Me father's also taken to a sort of shitty bribe thing that has nowt to do wi' me an' me mam at all. Me father's work has nowt to do wi' us. He does all the farm work an' outside estate maintenance, sometimes stuff in the properties too but that doesn't happen often.
This is what he does, 'cause he's too idle to make himsel' a cup of tea an' WON'T make himsel' one when there's a woman int th'ouse.
He'll say to us; "Can you mek us a quick brew then I'll go an get these sheep run through the footbath." Or summat stupid like that.
He makes it sound like if it doesn't get done, then it's our fault. Or that it's imperative we make him a cup of tea 'cause really it's our job that he's doing but we've subbed him the work. Does that make any sense?
Either way, that's what he does. Plus if you're in the house around dinner time, he'll try getting you to make him a sammich just so he doesn't have to. He's quite capable of doing it himself though. But me an' mam work to an' we very rarely have dinner we run on ciggies an' coffee. We don't have the time to be pandering around after me father. If we say "No, kinda busy going back out to work" an' not make him his tea or butty, he goes in a huff with us. I mean he actually get's a proper monk on.
But back to the DIY thing. Me mam's had a crappy sink in her kitchen for ages now, One of them stupid cheapy plastic ones that stains. It's a 1.5 sink, has the main sink an a funny smaller one int middle next to the draining board. The big part of the sink round the plug hole has had this split in it for ages so even with the plug in, the water drains out. So mam decided she wanted a new stainless steel sink an' sent me out with me dad to B&Q one day to get one. I was there solely for the purpose of making sure me father got a good one; 'cause knowing him he'd come back with some cheap shite.
He spent most of Thursday last week measuring up where the new sink was going seeing as it was a little big bigger than the one already in. Friday was spent pissing about going to an' from Homebase an' Jewsons for kitchen worktop hacking to bits supplies. Jigsaw blades an' crap like that. That evening he started cutting but was "thwarted" by said Jigsaw blades overheating an' splintering the worktop. So then he started pissing about with a hand saw.
SATDAY was the same, 'cept he eventually managed to get the hole cut. Sunday, the sink went in. An most of Sunday was spent with me father, under the sink pissing about with the pipes.
Today, Wednesday.

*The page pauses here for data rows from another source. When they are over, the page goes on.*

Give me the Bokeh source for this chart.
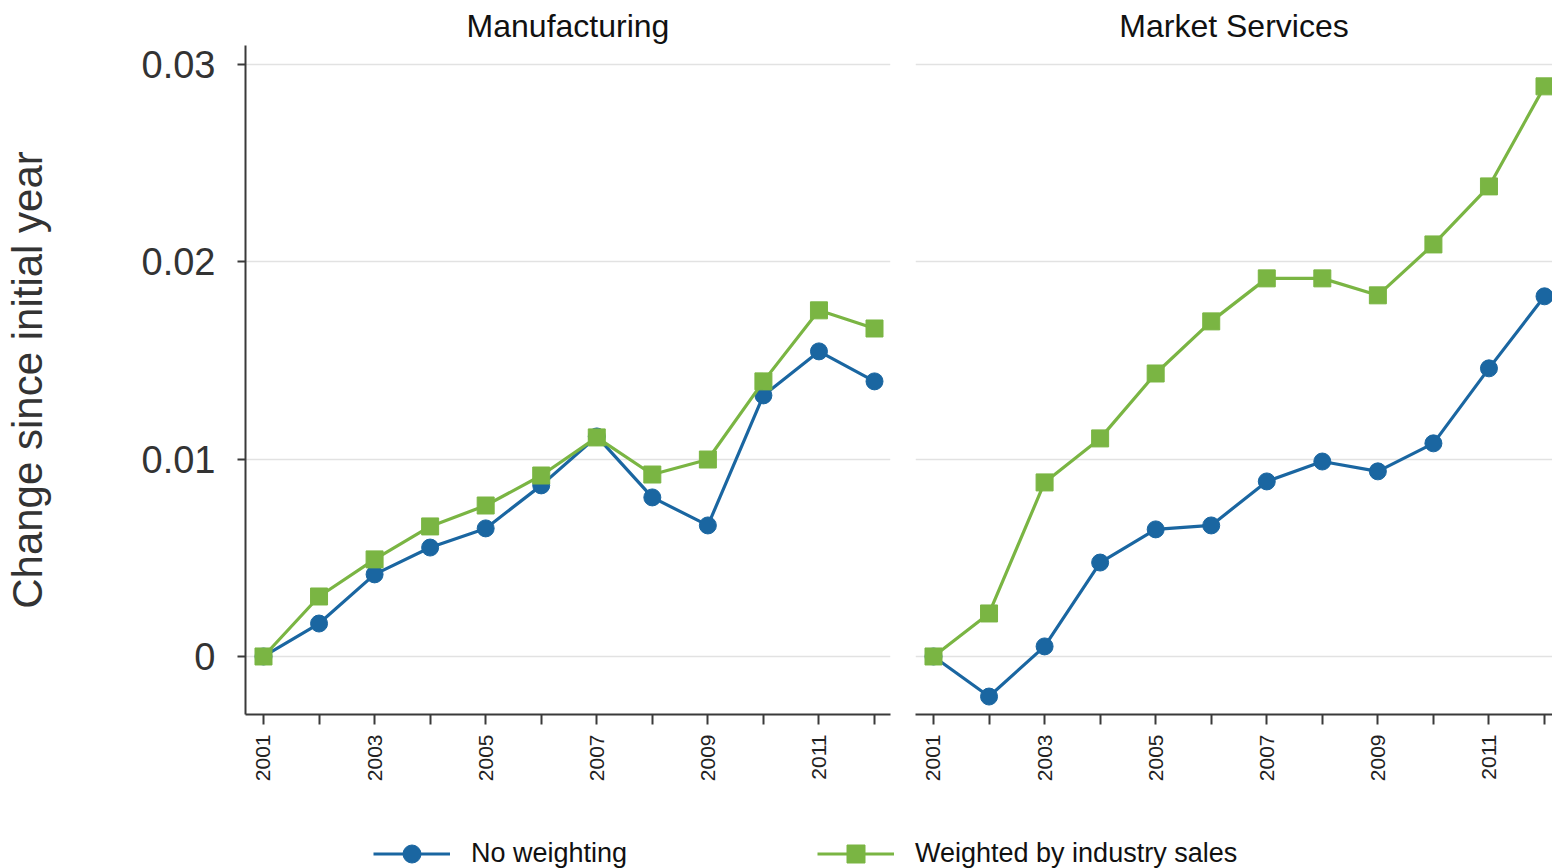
import math
from bokeh.plotting import figure
from bokeh.layouts import column, row
from bokeh.models import Range1d, FixedTicker, Legend, LegendItem
from bokeh.embed import file_html
from bokeh.resources import INLINE

years = [2001, 2002, 2003, 2004, 2005, 2006, 2007, 2008, 2009, 2010, 2011, 2012]
mfg_none = [0.0, 0.00167, 0.00416, 0.00552, 0.00649, 0.00867, 0.01115, 0.00806, 0.00664, 0.01323, 0.01546, 0.01394]
mfg_weighted = [0.0, 0.00304, 0.00492, 0.00659, 0.00765, 0.00917, 0.0111, 0.00922, 0.00998, 0.01394, 0.01754, 0.01662]
svc_none = [0.0, -0.00203, 0.00051, 0.00476, 0.00644, 0.00664, 0.00887, 0.00988, 0.00938, 0.0108, 0.0146, 0.01825]
svc_weighted = [0.0, 0.00218, 0.00882, 0.01105, 0.01434, 0.01698, 0.01916, 0.01916, 0.0183, 0.02088, 0.02382, 0.02889]
y_ticks = [0.0, 0.01, 0.02, 0.03]
y_tick_labels = ["0", "0.01", "0.02", "0.03"]
panel_titles = ["Manufacturing", "Market Services"]
series_labels = ["No weighting", "Weighted by industry sales"]
y_label = "Change since initial year"

BLUE = "#1a66a1"
GREEN = "#7ab543"
AX = "#3a3a3a"
FONT = "Liberation Sans"


def make_panel(title, none_vals, w_vals, width, x_end, left_border, right_border, show_y):
    p = figure(width=width, height=820, output_backend="svg", toolbar_location=None,
               x_range=Range1d(2000.676, x_end), y_range=Range1d(-0.00294, 0.03096),
               min_border_left=left_border, min_border_right=right_border,
               min_border_top=45, min_border_bottom=106)
    p.outline_line_color = None
    p.background_fill_color = "white"
    p.border_fill_color = "white"
    p.title.text = title
    p.title.align = "center"
    p.title.text_font = FONT
    p.title.text_font_size = "32px"
    p.title.text_font_style = "normal"
    p.title.text_color = "#111111"
    p.title.standoff = 4

    p.xgrid.visible = False
    p.ygrid.ticker = FixedTicker(ticks=y_ticks)
    p.ygrid.grid_line_color = "#e2e2e2"
    p.ygrid.grid_line_width = 1.5

    xa = p.xaxis[0]
    xa.ticker = FixedTicker(ticks=years)
    xa.major_label_overrides = {y: (str(y) if y % 2 == 1 else "") for y in years}
    xa.major_label_orientation = math.pi / 2
    xa.major_label_text_font = FONT
    xa.major_label_text_font_size = "21px"
    xa.major_label_text_color = "#222222"
    xa.major_label_standoff = 10
    xa.major_tick_out = 10
    xa.major_tick_in = 0
    xa.minor_tick_line_color = None
    xa.axis_line_color = AX
    xa.axis_line_width = 2
    xa.major_tick_line_color = AX
    xa.major_tick_line_width = 2

    ya = p.yaxis[0]
    ya.ticker = FixedTicker(ticks=y_ticks)
    ya.major_label_overrides = {t: l for t, l in zip(y_ticks, y_tick_labels)}
    ya.major_label_text_font = FONT
    ya.major_label_text_font_size = "38px"
    ya.major_label_text_color = "#333333"
    ya.major_label_standoff = 22
    ya.major_tick_out = 8
    ya.major_tick_in = 0
    ya.minor_tick_line_color = None
    ya.axis_line_color = AX
    ya.axis_line_width = 2
    ya.major_tick_line_color = AX
    ya.major_tick_line_width = 2
    if show_y:
        ya.axis_label = y_label
        ya.axis_label_text_font = FONT
        ya.axis_label_text_font_size = "42px"
        ya.axis_label_text_font_style = "normal"
        ya.axis_label_text_color = "#333333"
        ya.axis_label_standoff = 88
    else:
        ya.visible = False

    p.line(years, none_vals, line_color=BLUE, line_width=3.2)
    p.scatter(years, none_vals, marker="circle", size=17, fill_color=BLUE, line_color=BLUE)
    p.line(years, w_vals, line_color=GREEN, line_width=3.2)
    p.scatter(years, w_vals, marker="square", size=17, fill_color=GREEN, line_color=GREEN)
    return p


p1 = make_panel(panel_titles[0], mfg_none, mfg_weighted, 903, 2012.288, 245, 13, True)
p2 = make_panel(panel_titles[1], svc_none, svc_weighted, 649, 2012.144, 12, 0, False)

# legend strip (series drawn outside its visible range; only legend glyphs show)
pl = figure(width=1552, height=48, output_backend="svg", toolbar_location=None,
            x_range=Range1d(0, 1), y_range=Range1d(0, 1),
            min_border_left=0, min_border_right=0, min_border_top=0, min_border_bottom=0)
pl.axis.visible = False
pl.grid.visible = False
pl.outline_line_color = None
l1 = pl.line(years, mfg_none, line_color=BLUE, line_width=3.2)
s1 = pl.scatter(years, mfg_none, marker="circle", size=17, fill_color=BLUE, line_color=BLUE)
l2 = pl.line(years, mfg_weighted, line_color=GREEN, line_width=3.2)
s2 = pl.scatter(years, mfg_weighted, marker="square", size=17, fill_color=GREEN, line_color=GREEN)

for (lbl, rs, xloc) in [(series_labels[0], [l1, s1], 373), (series_labels[1], [l2, s2], 817)]:
    lg = Legend(items=[LegendItem(label=lbl, renderers=rs)], location=(xloc, -8),
                padding=0, margin=0, glyph_width=77, glyph_height=45, label_standoff=21,
                label_text_font=FONT, label_text_font_size="27px", label_text_color="#111111",
                border_line_color=None, background_fill_alpha=0)
    pl.add_layout(lg, "center")

layout = column(row(p1, p2, spacing=0), pl, spacing=0)

open("out.html", "w").write(file_html(layout, INLINE))
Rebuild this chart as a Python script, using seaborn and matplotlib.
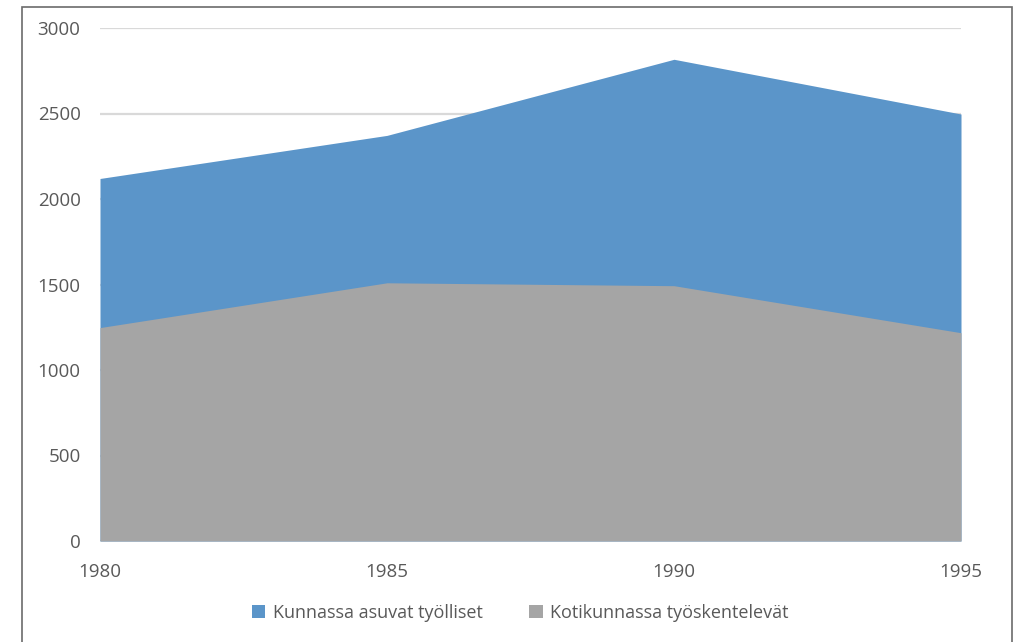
import numpy as np
import pandas as pd
import seaborn as sns
import matplotlib.pyplot as plt
from matplotlib.patches import Rectangle, Patch

years = [1980, 1985, 1990, 1995]
asuvat = [2120, 2372, 2817, 2497]      # Kunnassa asuvat työlliset
kotikunnassa = [1248, 1510, 1493, 1218]  # Kotikunnassa työskentelevät

labels = ["Kunnassa asuvat työlliset", "Kotikunnassa työskentelevät"]
colors = ["#5B95C9", "#A5A5A5"]

df = pd.DataFrame({"vuosi": years, labels[0]: asuvat, labels[1]: kotikunnassa})

sns.set_style("white")
plt.rcParams['font.family'] = ['Open Sans', 'DejaVu Sans']
text_col = "#595959"

fig = plt.figure(figsize=(10.2, 6.42), dpi=100)
ax = fig.add_axes([100 / 1020, 101 / 642, 861 / 1020, 513 / 642])

# areas drawn over each other, not stacked
for name, col in zip(labels, colors):
    sns.lineplot(data=df, x="vuosi", y=name, ax=ax, color=col, linewidth=0)
    ax.fill_between(df["vuosi"], 0, df[name], color=col, linewidth=0, zorder=2)

ax.set_xlim(1980, 1995)
ax.set_ylim(0, 3000)
ax.set_xticks(years)
ax.set_yticks(np.arange(0, 3001, 500))
ax.yaxis.grid(True, color="#D9D9D9", linewidth=1.6, zorder=0)
ax.set_axisbelow(True)
for s in ax.spines.values():
    s.set_visible(False)
ax.set_xlabel("")
ax.set_ylabel("")
ax.tick_params(axis="y", length=0, pad=14, labelsize=13.5, labelcolor=text_col)
ax.tick_params(axis="x", length=0, pad=16, labelsize=13.5, labelcolor=text_col)

handles = [Patch(facecolor=c, edgecolor="none") for c in colors]
fig.legend(handles, labels, loc="center", bbox_to_anchor=(0.51, 0.045), ncol=2,
           frameon=False, fontsize=13, labelcolor=text_col, handlelength=0.75,
           handleheight=0.75, handletextpad=0.4, columnspacing=2.6)

# outer chart frame
fig.patches.append(Rectangle((22 / 1020, -0.05), 990 / 1020, 1.05 - 7 / 642,
                             transform=fig.transFigure, fill=False,
                             edgecolor="#6b6b6b", linewidth=1.2))

fig.savefig("out.png", dpi=100)
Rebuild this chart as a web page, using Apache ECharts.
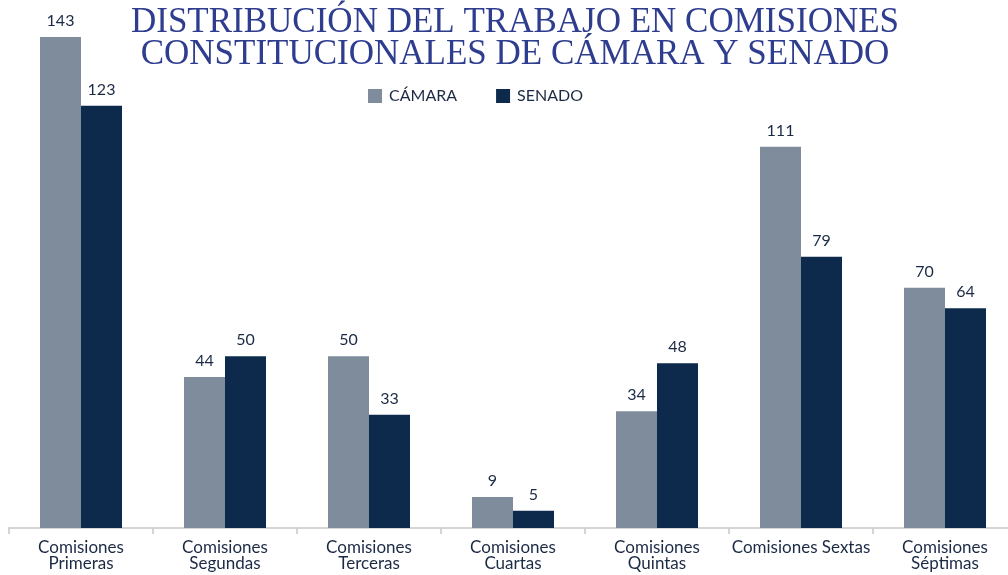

After several days of me father whinging under the damn sink about shitty cowboy plumbers who'd done the original work an' how they can't plumb for toffee. Christ knows what he was doing under there he spent hours cutting an' soldering, more trips to Homebase to buy more plumbing shit an'... whinging. Yes Wednesday. We finally got a real plumber in to sort the pipes. Me father reckoned he had connected up the cold water but never got round to the hot 'cause the cold was giving him grief.
Plumber comes in, there was a bit of noise. He was barely here half an hour. Had both the hot water an' cold water hooked up without having to use flexipipes, bazillions of pipe couplings, yadda yadda. He even said to us he might not have everything he needed in his van to hook it all up 'cause he'd been busy with loads of other jobs. But he still did it. An' here is his handy work.
All he did was put in a new joint for the hot, an' he bent a bit of pipe for the cold. Easy. An I think he didn't have to get a bunch of couplings/joints out his van anyway, 'cause of me father's billion an' one trips to DIY shops, he got pretty much everything anyway. Funny thing is me father has all the gear for doing this, solder, flux, flexipipes, pipe benders, pipe cutters, the lot.
Wanna see what me father come up with for the cold water?
Brace yerself it's pretty similar to abstract art.
I know. Shocking ain't it? In fact the plumber asked me an' me mam why had me father been making pipe mazes. Also, "Tell him he can't solder wet pipes." Was another one. No wonder why when he turned the water back on it were all pissing out the joints.
So my advice to the ladies who has one of these DIY men in their life that can't admit when they've been beaten or have no idea to begin with, yet insist on doing the work themselves 'cause they reckon they'd save some money. DON'T LET THEM. When it takes them the best part of a week to do summat that really should've taken 2 days or so to have everything done just 'cause they're NOT ORGANISED, get a bloody professional in. It'll save you the hassle an' grief you get when the man does it plus your life won't end up revolving around the job at hand. Out kitchen has looked like a bomb's hit it this past week 'cause of all me father's DIY shit hanging around. An' god forbid if you try tidying it up you get shouted at. Yeah, me father's ended up spending more money getting all the shit he apparently needed for this job an' we still had to get the plumber in. So, what money have we saved?
So yeah, we finally have a nice new sink in. First thing me mam did, she turned the water on, put the plug in, chucked in a dish cloth an' some washing up liquid an' shouted "I GOT FUCKING WATER AN' BUBBLES NOW!"